If the objects are to be referred to elsewhere in the code, store in a vector of boost::shared_ptr. This ensures that pointers to the object will remain valid if you resize the vector.
Ie:
std::vector<boost::shared_ptr<protocol> > protocols;
...
connection c(protocols[0].get()); // pointer to protocol stays valid even if resized
If noone else stores pointers to the objects, or the list doesn't grow and shrink, just store as plain-old objects:
std::vector<protocol> protocols;
connection c(protocols[0]); // value-semantics, takes a copy of the protocol
This question has been bugging me for a while.
I lean to storing pointers, but I have some additional requirements (SWIG lua wrappers) that might not apply to you.

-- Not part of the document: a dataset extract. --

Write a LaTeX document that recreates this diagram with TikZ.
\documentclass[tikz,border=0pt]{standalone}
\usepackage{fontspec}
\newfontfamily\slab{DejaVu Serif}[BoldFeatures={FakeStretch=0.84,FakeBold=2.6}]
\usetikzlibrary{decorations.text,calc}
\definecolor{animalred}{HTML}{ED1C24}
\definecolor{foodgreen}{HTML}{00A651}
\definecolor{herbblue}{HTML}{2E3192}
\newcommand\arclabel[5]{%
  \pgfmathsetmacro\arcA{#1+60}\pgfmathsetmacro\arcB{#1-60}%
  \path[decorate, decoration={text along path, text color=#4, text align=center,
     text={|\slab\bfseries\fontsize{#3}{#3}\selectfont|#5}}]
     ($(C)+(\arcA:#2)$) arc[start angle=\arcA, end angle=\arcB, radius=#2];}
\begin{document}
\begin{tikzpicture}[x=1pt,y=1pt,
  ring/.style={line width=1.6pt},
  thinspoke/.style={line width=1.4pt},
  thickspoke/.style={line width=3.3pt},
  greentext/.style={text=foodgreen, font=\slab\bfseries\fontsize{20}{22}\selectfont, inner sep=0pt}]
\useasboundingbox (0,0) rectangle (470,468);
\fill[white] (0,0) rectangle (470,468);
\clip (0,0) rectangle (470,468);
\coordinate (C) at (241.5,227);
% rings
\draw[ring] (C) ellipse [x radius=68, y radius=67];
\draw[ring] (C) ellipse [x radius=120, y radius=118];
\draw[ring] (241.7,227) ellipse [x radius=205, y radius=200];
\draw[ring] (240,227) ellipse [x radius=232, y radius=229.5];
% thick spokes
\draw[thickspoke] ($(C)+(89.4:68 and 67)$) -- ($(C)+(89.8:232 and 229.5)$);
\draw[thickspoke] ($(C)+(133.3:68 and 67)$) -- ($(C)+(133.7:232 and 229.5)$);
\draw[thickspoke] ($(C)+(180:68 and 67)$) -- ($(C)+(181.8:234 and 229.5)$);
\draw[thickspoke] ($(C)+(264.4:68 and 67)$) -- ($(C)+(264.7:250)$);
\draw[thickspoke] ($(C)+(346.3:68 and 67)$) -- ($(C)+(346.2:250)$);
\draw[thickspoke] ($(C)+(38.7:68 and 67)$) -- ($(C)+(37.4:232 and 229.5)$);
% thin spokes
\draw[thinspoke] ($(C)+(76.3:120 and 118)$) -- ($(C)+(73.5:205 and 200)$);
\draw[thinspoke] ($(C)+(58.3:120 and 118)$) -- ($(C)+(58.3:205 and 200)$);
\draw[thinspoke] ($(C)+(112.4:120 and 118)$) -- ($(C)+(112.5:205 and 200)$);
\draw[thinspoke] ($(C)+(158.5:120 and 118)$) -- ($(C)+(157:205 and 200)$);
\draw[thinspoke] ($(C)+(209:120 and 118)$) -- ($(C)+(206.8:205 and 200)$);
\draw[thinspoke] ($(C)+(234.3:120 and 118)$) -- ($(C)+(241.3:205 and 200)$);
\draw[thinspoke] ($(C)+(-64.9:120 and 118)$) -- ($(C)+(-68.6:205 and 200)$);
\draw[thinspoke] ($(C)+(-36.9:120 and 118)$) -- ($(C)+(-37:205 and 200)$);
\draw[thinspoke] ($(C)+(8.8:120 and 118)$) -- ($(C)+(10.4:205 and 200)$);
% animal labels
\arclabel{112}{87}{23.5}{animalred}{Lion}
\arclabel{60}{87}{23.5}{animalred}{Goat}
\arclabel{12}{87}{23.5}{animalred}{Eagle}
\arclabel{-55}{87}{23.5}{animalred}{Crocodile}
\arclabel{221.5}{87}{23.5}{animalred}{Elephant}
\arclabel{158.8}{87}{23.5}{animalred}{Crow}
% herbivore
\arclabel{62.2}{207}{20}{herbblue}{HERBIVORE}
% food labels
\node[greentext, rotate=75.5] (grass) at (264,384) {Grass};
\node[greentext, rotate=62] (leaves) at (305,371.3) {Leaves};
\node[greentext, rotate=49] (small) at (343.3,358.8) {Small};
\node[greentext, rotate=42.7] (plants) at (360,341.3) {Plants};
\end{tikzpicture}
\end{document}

The most important point in this post is to test it yourself, using your objects
I did this today to test the speed of calling a member function on a collection of 10 million objects, 500 times.
The function updates x and y based on xdir and ydir (all float member variables).
I used a std::list to hold both types of objects, and I found that storing the object in the list is slightly faster than using a pointer. On the other hand, the performance was very close, so it comes down to how they will be used in your application.
For reference, with -O3 on my hardware the pointers took 41 seconds to complete and the raw objects took 30 seconds to complete.